A NEW centre high was achieved at Skipton Auction Mart's Christmas prime show and sale, when the champion sold for £4837 or £8.10 per kg to D and S White Butchers, Marple, Stockport.

Just as notable was the fact that the champion was owned by three-year-old James Moorhouse, Lower Middop Farm, Gisburn, after he first won the young handlers section with a 600kg Blonde cross heifer, which went on to lift the champion heifer and supreme overall. Bred by Janet and James Huck, Austwick, it was bought at Skipton earlier in the year.

As well as the show champion, White’s Butchers also bought the third prize British Blue cross heifer, from the same home at £2483, or £4.39 per kg, along with the runner-up in the same class, another Blue heifer from Clare Cropper and John Mellin, of Mill House Farm, Long Preston, at £1796, or 294.5p/kg.

For the third year in succession, local breeder, John Stephenson, of Bordley Green Farm, Bordley, picked up the reserve overall honours with his first prize home-bred British Blue cross heifer which passed the weigh-bridge at 575kg. Successfully shown all summer, she sold for £2699, or 469.5p per kg, to Anthony Kitson, owner of Kitson and Sons Butchers.
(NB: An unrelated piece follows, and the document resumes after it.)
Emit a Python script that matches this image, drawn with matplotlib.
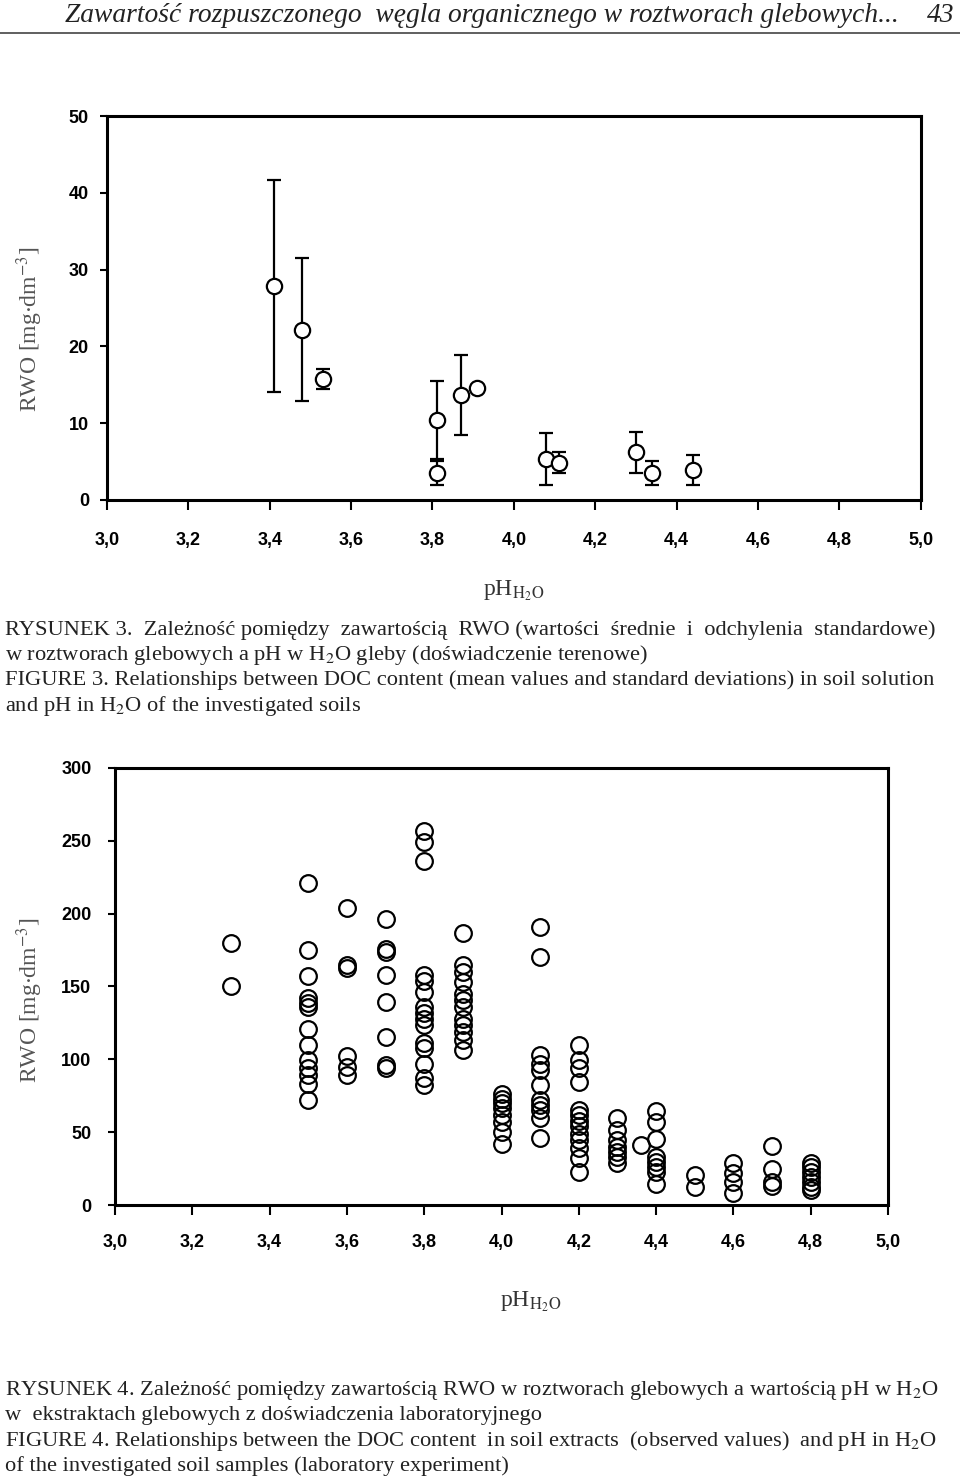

Mr Stephenson also produced the champion steer, in a 595kg Charolais cross, which had also done well at the summer shows winning the breed championship at this year’s Great Yorkshire Show. Another home-bred entry, out of a Blue cow, it made £1871, or 314.5p per kg, to Countrystyle Meats Farm Shop, Lancaster,.

The 2015 Christmas prime cattle supreme champions, Clare Cropper and John Mellin, were again to the fore securing three firsts, with a 500kg Limousin-cross steer also awarded the reserve male championship. Acquired from Middleton-in-Teesdale’s John White, it sold for £1797, or 359.5p again to Hamlets Butchers.

The 52 prime cattle sold to average £1708.96 per head, or 308.57p per kg.

Three Beltex cross lambs bagged the supreme sheep championship for father and son duo, Richard and Mark Ireland, of Heys Farm, Whalley.

The boys, who are better known for their Heys Texel flock, secured their first supreme here in five years exhibiting with a pen of 47kg trimmed lambs by the home-bred Beltex stockram, Shamrock Beast. They later sold for £520 per head to the judge, Tim Hamlet, who owns Hamlets Butchers in Church Street, Garstang.

Mr Hamlet also went to £200 per head to buy his choice of reserve winners – three 39kg Beltex cross lambs from James Towler, Steelands Farm, Grindleton. Home-bred, they were also by a pure Beltex tup bought here in September 2016.

Champion hill lambs, was the first prize pen of 52kg Mashams which were also breed champions at Countryside Live in Harrogate for husband and wife team, Mike and Betty Allen, Borrowby Grange Farm, Whitby. They were bought from JM Wilson and Sons in Beckwithshaw, Harrogate, and later sold for £130, or 250p per kg, to Andrew Ashby, who has The Millstones & Mill 67 in Skipton Road, Kettlesing, Harrogate.

Reserve hill lamb champions was the first prize pen of three 49g Scottish Blackface lambs from North Yorkshire’s Keith Porteous, who farms in Richmond.

It was a Beltex cross that also scooped the top honours at the mart's carcase competition staged the same day, when an entry from Malhamdale sheep farmer Michael Hall, of Scosthrop, was presented the tri-colour.

Mr Hall, who has 250 Beltex breeding ewes at his Scosthrop Farm, won the title with a home-bred Beltex-cross which first won the 35-40 kg continental class. It had a live weight of 36kg, but killed out at 21.7kg deadweight, with a 60.2% killing out percentage having graded an E3L. It sold for £250 to York butcher Anthony Swales, for his Knavesmire Butchers shop in Albermarle Road.

Mr Swales also paid £125 for the second prize 25-40kg continental carcase (38kg 21.1kg E2) from Tom Walmsley, of Haverah Park Harrogate, and £48 for the first prize Swaledale carcase from the Stockdale family in Burnsall. It had a live weight of 42kg, 16.1kg deadweight, killing out percentage 48% and graded an O3L.

Reserve champion for the second year running was Hannah Brown, of Dovecote Barn, Leyburn, this time with a near pure 41-44kg Beltex carcase. It had been reserve champion as a live lamb at Countryside Live. With a live weight of 41kg, 25.2kg deadweight, killing out percentage 61.4% and E3L grading, it made £170 to regular butcher buyer George Cropper snr, Accrington Market.